Natural gas jumps 1.5% on unexpectedly big drop in stockpiles

NEW YORK -- Natural gas futures prices settled 1.5% higher Thursday after a U.S government report showed a larger-than-expected decline in supplies.

The U.S. Energy Information Administration reported that 171 Bcf of gas were withdrawn from inventories last week, beating average estimates calling for a drop of 166 Bcf. The drop in storage levels was bigger than the decline of 108 Bcf per year earlier and the five-year average of 140 Bcf.

The robust declines suggest colder weather last week raised demand for natural gas, which is used heavily in the East Coast and Midwest as a home-heating fuel.

"The withdrawal was above consensus, and that gave prices a bit of a bump," said Matt Smith, energy analyst at Schneider Electric.

Natural gas for April delivery on the New York Mercantile Exchange settled 5.2 cents, or 1.5%, higher, at $3.486 MMbtu.

At 2.229 Tcf, inventories were 12% lower than the same week a year ago.
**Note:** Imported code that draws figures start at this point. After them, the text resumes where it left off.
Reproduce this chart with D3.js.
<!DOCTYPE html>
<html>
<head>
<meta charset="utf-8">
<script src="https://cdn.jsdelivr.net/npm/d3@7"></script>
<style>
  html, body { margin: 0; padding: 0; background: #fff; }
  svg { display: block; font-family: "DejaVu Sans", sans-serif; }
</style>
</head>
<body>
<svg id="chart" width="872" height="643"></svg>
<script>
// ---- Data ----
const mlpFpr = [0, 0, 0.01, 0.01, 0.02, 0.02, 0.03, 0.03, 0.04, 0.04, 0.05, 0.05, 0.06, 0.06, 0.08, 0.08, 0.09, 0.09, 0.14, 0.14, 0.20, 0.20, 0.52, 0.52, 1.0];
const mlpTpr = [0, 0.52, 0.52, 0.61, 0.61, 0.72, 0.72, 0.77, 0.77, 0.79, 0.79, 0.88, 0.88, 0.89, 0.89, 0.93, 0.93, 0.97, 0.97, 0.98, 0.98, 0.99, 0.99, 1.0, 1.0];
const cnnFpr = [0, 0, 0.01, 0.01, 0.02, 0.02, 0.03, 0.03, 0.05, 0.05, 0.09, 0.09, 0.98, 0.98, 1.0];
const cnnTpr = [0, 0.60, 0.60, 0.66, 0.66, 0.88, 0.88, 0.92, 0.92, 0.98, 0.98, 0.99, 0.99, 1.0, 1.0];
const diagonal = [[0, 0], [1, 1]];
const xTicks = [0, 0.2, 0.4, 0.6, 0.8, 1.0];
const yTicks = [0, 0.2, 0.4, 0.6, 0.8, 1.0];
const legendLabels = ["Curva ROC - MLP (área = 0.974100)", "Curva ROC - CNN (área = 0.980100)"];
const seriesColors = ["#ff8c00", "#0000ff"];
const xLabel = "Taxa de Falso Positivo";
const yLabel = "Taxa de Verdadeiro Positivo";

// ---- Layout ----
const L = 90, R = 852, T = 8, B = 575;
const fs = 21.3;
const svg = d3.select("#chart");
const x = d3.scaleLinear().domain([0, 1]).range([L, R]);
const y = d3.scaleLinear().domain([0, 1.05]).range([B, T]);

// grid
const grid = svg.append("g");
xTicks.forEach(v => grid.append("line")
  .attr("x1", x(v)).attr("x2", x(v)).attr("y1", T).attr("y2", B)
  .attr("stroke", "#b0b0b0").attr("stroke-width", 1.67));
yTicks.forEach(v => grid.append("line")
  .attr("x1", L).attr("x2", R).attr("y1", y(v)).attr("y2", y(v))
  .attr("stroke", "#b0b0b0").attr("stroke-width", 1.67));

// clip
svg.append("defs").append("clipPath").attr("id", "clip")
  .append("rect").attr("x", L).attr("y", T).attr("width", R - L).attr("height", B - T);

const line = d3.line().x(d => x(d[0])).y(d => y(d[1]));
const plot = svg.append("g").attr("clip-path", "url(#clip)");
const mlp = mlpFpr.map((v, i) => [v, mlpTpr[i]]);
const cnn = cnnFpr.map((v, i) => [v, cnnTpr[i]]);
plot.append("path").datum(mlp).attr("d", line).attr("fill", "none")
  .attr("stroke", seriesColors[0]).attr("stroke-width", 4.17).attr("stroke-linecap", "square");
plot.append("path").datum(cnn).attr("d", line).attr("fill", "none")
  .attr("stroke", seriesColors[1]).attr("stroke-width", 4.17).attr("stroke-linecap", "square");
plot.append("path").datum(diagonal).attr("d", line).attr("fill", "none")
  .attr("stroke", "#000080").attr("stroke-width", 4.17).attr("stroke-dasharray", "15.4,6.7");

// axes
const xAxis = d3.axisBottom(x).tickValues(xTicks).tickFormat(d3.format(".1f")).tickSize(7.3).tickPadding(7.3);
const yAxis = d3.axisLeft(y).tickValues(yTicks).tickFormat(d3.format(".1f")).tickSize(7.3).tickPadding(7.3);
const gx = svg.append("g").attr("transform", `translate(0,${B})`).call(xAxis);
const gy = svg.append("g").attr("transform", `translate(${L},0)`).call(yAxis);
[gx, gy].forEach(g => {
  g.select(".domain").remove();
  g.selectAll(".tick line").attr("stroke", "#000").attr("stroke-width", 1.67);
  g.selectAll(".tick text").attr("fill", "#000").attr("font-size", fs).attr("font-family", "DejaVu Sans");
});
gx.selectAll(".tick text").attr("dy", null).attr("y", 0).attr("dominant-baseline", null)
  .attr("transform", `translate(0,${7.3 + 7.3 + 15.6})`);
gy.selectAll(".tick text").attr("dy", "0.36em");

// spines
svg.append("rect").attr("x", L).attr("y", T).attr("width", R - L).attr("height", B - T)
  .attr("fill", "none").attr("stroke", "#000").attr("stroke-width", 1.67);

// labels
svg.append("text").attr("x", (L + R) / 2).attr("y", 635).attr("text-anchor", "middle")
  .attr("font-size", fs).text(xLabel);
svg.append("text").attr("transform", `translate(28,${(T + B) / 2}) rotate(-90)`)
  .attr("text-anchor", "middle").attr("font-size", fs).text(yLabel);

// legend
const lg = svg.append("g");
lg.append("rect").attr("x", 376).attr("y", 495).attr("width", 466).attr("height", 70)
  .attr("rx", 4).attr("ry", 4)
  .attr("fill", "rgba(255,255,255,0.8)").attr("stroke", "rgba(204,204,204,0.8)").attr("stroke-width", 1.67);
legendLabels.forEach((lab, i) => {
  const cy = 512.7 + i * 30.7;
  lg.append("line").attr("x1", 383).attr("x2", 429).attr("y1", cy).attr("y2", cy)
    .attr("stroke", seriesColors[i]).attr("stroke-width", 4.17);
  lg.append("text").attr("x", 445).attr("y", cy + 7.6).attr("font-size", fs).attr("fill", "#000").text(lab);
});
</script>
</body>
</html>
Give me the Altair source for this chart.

The surplus of gas to the five-year average shrank to 16% in the week ended Feb. 22 from 18% a week earlier.

Traders also weighed mixed weather forecasts Thursday for the Midwest and the East Coast. While temperatures in the first two weeks of March will turn warmer then normal, there is still a "cold prevailing pattern," with a few winter storm threats heading into mid-March, said private forecaster Commodity Weather Group.

If the cold weather lingers, that could mean three more triple-digit storage withdrawals in the winter season before the so-called shoulder season, said Kent Bayazitoglu, analyst at Gelber & Associates. Shoulder season begins in April, when winter home-heating demand drops and companies begin storing gas for the start of the next heating season.

Separately, the EIA said in a monthly report that natural-gas output in the lower 48 U.S. states fell 1.1% in December, its largest monthly drop since February 2012. Output declined as oil and gas operators in Louisiana, Texas and the Gulf of Mexico shut in production. Cold weather also froze wells in New Mexico, which reported lower output.

For all of 2012, gas output averaged 72.67 Bcf  per day, up 4.4% from a year earlier. Output grew at a slower pace than in 2011, which saw a 7.4% rise.